200 tys. zamówień na Teslę. Rośnie popularność "pancernego" samochodu
Od momentu uruchomienia sprzedaży nowego pojazdu Tesli, akcje spółki wzrosły o 3,6 proc. Elon Musk poinformował na Twitterze, że liczba zamówień samochodu elektrycznego przekroczyła 200 tys. Zainteresowanie jest ogromne, mimo że podczas pokazu dla mediów, gdy rzucano metalowymi kulami w szyby "pancernego" auta, te pękały.
Chociaż Tesla za każde zamówienie na początek pobiera zaledwie 100 dolarów, to już na swoim koncie ma 20 milionów dolarów - podaje geekweek.pl.
Cybertruck przyspiesza do "setki" w 3 sekundy i rozpędza się do nawet 208 km/h. W najmocniejszej wersji dysponuje zasięgiem na poziomie ponad 500 kilometrów, a na swój pokład może zabrać sześć osób i ładunki o wadze ponad 1,5 tony. Pojazd liczy sobie 588 cm długości, 203 cm szerokości i 190 cm wysokości, a pomimo tego, w najlepszej wersji, trzy mocne silniki elektryczne zapewniają mu osiągi sportowych samochodów.

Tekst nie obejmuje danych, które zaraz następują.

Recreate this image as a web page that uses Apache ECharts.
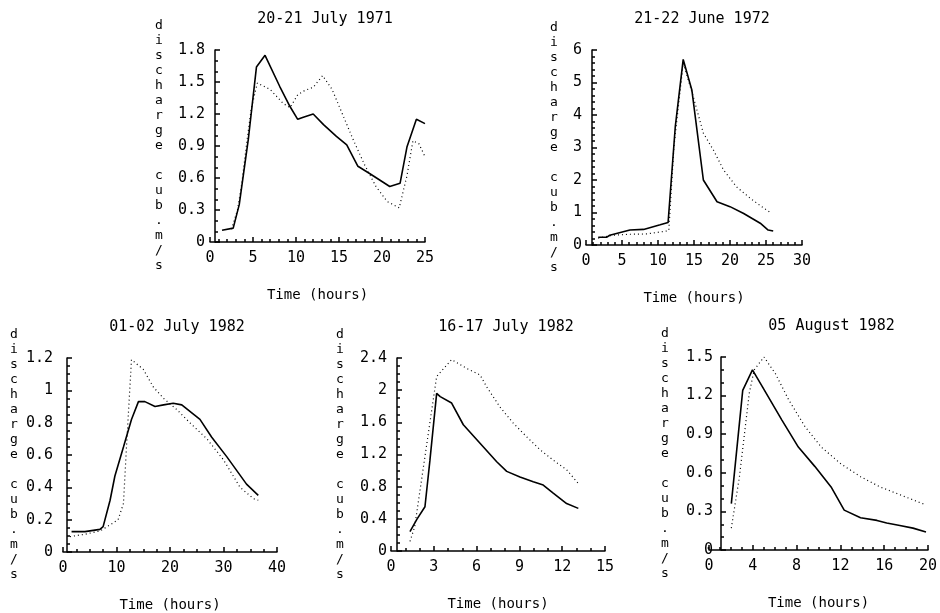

ZOBACZ: Tesla pokazała "pancerne" auto. Podczas prezentacji coś poszło nie tak
Za najtańszą wersję Cybertrucka trzeba zapłacić prawie 40 tysięcy dolarów, czyli około 155 tysięcy złotych.
"Gigafabryka" w Niemczech
W pierwszej połowie listopada Musk powiedział, że Tesla zbuduje "gigafabrykę" w Niemczech. Będzie to czwarta tego rodzaju inwestycja koncernu na świecie.
ZOBACZ: Elektryczny radiowóz rozładował się podczas pościgu
Gigafactory 4 ma powstać niedaleko wciąż niedziałającego stołecznego lotniska BER. Produkcja ma się rozpocząć w 2021 roku od kompaktowego SUV-a Model Y, a także napędów i baterii - niespodziewanie ogłosił Musk we wtorek późnym wieczorem podczas gali, na której odbierał Złotą Kierownicę - nagrodę przyznawaną przez magazyn "Auto Bild". Oprócz tego w Berlinie powstanie centrum zajmujące się opracowywaniem nowych rozwiązań inżynieryjnych i wzornictwa.
Uzasadniając wybór Niemiec na lokalizację fabryki, Musk wyjaśnił, że kraj ten może poszczycić się znakomitymi inżynierami.